── Input material

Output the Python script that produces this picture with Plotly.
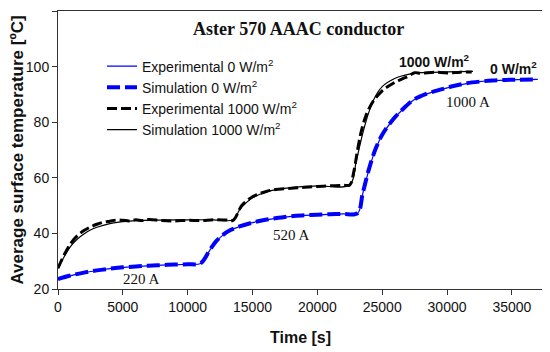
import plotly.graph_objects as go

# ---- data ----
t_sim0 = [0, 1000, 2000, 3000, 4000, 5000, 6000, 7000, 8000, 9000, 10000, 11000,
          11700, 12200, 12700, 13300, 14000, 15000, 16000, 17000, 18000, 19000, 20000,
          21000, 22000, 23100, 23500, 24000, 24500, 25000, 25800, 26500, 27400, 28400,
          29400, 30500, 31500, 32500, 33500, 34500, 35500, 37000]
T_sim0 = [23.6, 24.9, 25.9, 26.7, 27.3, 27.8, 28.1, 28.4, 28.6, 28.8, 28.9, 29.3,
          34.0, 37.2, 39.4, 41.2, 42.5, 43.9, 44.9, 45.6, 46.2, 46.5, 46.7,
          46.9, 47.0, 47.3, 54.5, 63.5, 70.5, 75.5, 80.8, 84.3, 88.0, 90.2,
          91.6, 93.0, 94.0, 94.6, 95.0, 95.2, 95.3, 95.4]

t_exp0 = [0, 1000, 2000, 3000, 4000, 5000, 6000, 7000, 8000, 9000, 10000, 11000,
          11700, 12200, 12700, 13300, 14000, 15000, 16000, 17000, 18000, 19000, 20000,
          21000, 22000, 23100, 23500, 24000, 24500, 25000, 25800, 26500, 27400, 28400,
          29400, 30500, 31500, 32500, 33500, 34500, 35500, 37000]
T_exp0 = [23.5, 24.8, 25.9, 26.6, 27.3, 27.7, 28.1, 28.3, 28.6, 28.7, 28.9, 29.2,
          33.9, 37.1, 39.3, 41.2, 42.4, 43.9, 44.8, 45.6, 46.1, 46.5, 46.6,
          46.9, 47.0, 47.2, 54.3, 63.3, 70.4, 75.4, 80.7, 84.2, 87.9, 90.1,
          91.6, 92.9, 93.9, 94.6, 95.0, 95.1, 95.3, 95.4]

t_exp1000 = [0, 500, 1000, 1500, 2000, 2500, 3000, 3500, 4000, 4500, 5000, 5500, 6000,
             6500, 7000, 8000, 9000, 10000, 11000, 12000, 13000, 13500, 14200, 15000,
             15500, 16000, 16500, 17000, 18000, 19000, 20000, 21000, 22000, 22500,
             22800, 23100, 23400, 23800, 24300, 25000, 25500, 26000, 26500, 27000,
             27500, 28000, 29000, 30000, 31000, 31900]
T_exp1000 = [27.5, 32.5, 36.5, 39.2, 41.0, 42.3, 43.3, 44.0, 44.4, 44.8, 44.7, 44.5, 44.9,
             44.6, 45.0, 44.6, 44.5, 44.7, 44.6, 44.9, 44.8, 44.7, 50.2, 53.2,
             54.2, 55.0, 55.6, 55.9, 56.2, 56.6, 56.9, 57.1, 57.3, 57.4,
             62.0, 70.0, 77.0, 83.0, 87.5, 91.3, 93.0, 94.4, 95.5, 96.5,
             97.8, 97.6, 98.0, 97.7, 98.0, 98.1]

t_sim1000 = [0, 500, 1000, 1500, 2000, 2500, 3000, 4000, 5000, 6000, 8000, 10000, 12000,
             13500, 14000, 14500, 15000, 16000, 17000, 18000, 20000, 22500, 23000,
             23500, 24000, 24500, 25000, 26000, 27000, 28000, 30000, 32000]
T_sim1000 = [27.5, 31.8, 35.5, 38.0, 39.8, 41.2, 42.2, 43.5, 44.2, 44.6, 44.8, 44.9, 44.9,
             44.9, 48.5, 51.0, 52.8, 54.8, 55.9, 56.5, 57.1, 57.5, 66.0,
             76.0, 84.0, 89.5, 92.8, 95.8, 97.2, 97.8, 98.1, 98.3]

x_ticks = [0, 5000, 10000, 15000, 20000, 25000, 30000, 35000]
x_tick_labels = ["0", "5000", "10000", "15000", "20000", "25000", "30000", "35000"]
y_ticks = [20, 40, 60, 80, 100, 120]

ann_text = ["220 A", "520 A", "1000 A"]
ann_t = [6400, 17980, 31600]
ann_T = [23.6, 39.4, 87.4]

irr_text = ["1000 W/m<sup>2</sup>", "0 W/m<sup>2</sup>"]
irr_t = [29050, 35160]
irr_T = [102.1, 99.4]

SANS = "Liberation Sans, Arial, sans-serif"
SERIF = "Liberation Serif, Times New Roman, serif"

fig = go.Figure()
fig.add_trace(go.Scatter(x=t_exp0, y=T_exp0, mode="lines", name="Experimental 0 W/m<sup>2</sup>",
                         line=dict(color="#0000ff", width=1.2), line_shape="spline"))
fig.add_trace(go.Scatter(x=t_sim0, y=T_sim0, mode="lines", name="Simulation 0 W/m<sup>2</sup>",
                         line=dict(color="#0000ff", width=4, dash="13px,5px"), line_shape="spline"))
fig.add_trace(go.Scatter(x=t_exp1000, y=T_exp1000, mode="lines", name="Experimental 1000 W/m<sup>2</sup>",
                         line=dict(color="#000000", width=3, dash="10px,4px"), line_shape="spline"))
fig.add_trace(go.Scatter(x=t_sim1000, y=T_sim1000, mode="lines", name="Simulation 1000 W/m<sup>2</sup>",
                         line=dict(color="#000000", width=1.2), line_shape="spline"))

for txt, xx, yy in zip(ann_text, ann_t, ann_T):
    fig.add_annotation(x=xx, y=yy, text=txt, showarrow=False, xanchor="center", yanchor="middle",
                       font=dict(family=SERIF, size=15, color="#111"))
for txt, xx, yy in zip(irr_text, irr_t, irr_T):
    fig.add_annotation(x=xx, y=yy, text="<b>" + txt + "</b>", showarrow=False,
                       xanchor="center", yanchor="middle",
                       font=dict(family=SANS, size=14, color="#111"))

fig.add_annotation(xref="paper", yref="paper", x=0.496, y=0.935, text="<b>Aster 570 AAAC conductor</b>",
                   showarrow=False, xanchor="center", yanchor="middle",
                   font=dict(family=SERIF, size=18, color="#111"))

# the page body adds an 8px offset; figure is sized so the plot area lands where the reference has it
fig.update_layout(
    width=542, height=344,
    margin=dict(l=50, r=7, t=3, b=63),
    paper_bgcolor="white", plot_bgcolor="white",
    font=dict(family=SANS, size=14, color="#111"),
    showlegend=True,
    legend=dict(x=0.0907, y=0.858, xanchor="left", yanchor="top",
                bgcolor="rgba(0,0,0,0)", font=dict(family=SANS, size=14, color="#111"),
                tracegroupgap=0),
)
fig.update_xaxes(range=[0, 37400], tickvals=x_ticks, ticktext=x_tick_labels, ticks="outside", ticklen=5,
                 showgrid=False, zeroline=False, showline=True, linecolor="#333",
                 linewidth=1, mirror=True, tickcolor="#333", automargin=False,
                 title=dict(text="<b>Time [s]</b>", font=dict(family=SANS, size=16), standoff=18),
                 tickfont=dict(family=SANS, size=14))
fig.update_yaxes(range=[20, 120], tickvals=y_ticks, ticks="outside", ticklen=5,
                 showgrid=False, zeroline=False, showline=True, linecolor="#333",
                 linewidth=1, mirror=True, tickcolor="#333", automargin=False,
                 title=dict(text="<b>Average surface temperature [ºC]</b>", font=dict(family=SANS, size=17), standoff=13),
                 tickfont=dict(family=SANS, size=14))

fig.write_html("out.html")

────
── Input material

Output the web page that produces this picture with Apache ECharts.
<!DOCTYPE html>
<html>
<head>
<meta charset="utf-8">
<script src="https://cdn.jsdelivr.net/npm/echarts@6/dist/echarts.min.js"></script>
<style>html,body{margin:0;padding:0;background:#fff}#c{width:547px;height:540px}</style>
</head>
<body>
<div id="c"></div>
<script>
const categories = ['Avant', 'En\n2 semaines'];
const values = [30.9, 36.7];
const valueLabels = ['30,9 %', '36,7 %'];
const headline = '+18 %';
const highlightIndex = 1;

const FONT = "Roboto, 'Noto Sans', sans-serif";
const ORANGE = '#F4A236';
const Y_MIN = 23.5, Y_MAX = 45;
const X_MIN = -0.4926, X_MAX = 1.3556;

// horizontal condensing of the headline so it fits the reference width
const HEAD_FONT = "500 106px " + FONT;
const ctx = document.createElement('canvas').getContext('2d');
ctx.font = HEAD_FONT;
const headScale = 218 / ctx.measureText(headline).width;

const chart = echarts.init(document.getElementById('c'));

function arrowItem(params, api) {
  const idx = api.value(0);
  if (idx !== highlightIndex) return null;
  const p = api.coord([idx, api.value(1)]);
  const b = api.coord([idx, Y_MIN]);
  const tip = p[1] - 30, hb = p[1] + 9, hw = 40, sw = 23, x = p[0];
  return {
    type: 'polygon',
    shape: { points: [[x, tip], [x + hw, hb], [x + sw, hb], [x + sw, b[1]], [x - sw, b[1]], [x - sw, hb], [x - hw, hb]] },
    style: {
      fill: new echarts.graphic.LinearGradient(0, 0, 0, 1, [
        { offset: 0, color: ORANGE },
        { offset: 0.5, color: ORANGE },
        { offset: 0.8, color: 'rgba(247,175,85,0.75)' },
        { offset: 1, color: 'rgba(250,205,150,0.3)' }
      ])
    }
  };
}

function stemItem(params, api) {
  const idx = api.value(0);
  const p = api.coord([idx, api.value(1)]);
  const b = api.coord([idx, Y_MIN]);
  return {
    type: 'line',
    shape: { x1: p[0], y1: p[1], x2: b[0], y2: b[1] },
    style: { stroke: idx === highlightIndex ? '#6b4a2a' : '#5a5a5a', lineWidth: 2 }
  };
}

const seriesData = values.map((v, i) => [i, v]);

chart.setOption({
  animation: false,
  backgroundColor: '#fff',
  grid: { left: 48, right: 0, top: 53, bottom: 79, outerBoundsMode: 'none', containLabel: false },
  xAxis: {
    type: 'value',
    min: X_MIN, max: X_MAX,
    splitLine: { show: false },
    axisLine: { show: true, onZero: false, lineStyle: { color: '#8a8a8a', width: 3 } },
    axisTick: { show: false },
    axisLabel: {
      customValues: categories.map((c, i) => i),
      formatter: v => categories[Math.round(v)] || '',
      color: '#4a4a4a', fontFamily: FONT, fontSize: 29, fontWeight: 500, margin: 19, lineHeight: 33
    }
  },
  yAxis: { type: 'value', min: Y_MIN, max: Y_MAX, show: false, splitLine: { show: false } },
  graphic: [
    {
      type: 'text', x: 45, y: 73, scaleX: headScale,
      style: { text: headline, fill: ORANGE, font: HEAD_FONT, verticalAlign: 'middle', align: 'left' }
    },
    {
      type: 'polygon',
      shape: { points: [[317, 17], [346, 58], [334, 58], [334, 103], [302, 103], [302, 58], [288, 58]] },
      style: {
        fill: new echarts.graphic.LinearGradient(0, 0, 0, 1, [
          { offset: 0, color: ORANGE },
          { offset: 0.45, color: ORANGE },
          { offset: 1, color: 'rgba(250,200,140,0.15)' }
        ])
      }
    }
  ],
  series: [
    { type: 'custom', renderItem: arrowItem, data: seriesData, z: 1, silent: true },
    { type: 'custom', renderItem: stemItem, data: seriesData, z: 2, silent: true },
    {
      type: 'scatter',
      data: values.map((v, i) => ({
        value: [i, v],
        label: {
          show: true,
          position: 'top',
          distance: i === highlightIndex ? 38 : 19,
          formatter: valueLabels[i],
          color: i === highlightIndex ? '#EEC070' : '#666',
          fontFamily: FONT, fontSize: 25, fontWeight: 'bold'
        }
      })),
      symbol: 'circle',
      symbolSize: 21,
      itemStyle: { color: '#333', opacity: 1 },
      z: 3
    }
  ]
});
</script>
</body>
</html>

────
── Input material

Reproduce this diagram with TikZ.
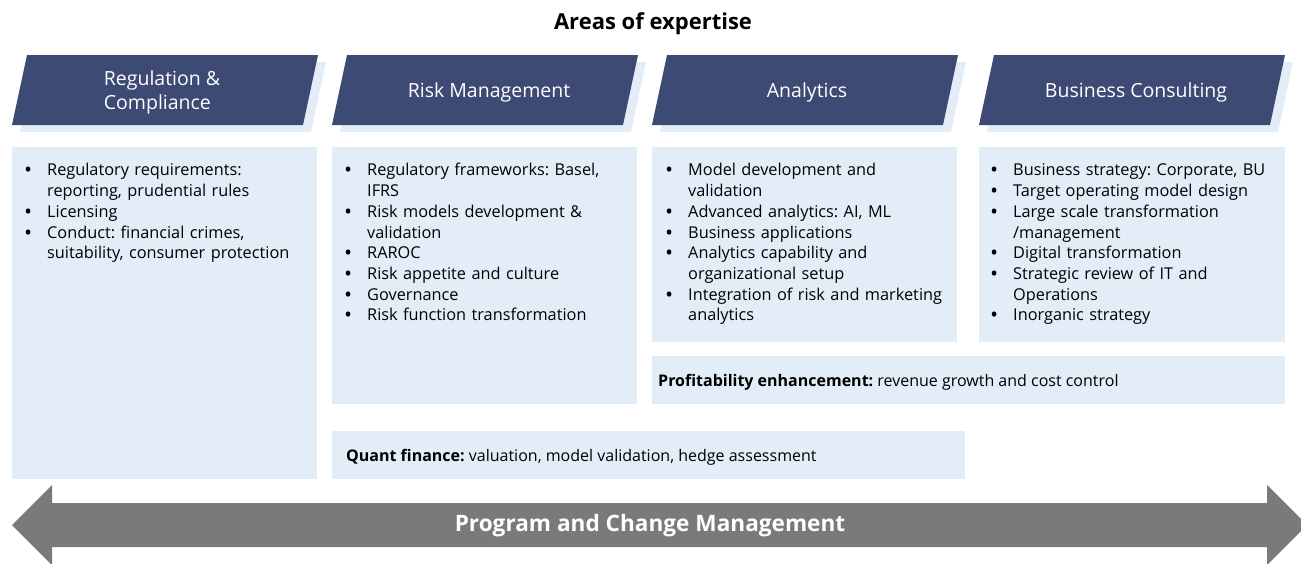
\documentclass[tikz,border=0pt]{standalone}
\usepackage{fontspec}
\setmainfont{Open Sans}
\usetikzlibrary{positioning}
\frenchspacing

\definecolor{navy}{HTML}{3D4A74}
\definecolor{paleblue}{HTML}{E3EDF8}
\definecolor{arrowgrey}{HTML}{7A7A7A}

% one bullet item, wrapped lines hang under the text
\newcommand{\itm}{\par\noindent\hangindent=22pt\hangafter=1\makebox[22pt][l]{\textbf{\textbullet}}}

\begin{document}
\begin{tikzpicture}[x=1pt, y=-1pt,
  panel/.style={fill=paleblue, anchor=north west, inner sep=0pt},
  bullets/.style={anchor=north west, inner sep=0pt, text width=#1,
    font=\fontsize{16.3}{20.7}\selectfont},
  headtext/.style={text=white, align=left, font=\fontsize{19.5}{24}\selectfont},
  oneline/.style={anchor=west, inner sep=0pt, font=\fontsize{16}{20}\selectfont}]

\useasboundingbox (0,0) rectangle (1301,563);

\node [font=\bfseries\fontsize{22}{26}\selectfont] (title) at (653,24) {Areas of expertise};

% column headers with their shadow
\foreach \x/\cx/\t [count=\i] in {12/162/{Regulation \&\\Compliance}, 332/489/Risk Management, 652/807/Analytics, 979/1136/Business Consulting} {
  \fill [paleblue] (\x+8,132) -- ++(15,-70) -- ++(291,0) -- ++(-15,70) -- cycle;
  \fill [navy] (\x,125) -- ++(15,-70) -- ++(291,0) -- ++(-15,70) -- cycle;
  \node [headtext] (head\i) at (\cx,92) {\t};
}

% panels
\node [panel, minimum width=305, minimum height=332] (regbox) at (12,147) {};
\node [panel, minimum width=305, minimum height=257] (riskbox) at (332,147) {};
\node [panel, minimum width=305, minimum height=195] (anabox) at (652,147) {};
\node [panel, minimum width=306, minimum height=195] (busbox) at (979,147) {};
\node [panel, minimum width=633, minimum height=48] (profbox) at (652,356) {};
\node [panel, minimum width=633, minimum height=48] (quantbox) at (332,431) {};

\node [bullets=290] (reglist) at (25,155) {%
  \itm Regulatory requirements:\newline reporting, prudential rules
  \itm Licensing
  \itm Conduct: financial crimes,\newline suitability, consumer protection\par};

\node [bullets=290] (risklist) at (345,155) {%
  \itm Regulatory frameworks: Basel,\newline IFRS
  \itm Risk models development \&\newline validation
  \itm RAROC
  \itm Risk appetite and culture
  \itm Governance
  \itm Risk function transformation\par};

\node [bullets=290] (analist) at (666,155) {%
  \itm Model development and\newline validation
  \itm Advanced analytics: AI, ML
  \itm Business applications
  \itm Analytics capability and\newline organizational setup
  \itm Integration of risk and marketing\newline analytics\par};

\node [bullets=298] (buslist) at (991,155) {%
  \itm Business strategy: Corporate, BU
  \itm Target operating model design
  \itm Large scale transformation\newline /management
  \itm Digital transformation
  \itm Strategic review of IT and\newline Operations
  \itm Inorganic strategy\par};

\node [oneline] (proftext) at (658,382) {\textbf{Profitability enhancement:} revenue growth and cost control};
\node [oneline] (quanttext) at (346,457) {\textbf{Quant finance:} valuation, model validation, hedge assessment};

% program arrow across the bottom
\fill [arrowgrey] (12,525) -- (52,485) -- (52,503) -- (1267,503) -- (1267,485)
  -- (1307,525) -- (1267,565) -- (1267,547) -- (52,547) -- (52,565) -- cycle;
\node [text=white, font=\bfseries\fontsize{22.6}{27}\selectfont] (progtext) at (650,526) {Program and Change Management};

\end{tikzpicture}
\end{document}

────

Look through the material above and print exactly the lines from the one containing "Output the web" to the one containing "const chart = echarts.init(document.getElementById('c'));", both included, and nothing more.

Output the web page that produces this picture with Apache ECharts.
<!DOCTYPE html>
<html>
<head>
<meta charset="utf-8">
<script src="https://cdn.jsdelivr.net/npm/echarts@6/dist/echarts.min.js"></script>
<style>html,body{margin:0;padding:0;background:#fff}#c{width:547px;height:540px}</style>
</head>
<body>
<div id="c"></div>
<script>
const categories = ['Avant', 'En\n2 semaines'];
const values = [30.9, 36.7];
const valueLabels = ['30,9 %', '36,7 %'];
const headline = '+18 %';
const highlightIndex = 1;

const FONT = "Roboto, 'Noto Sans', sans-serif";
const ORANGE = '#F4A236';
const Y_MIN = 23.5, Y_MAX = 45;
const X_MIN = -0.4926, X_MAX = 1.3556;

// horizontal condensing of the headline so it fits the reference width
const HEAD_FONT = "500 106px " + FONT;
const ctx = document.createElement('canvas').getContext('2d');
ctx.font = HEAD_FONT;
const headScale = 218 / ctx.measureText(headline).width;

const chart = echarts.init(document.getElementById('c'));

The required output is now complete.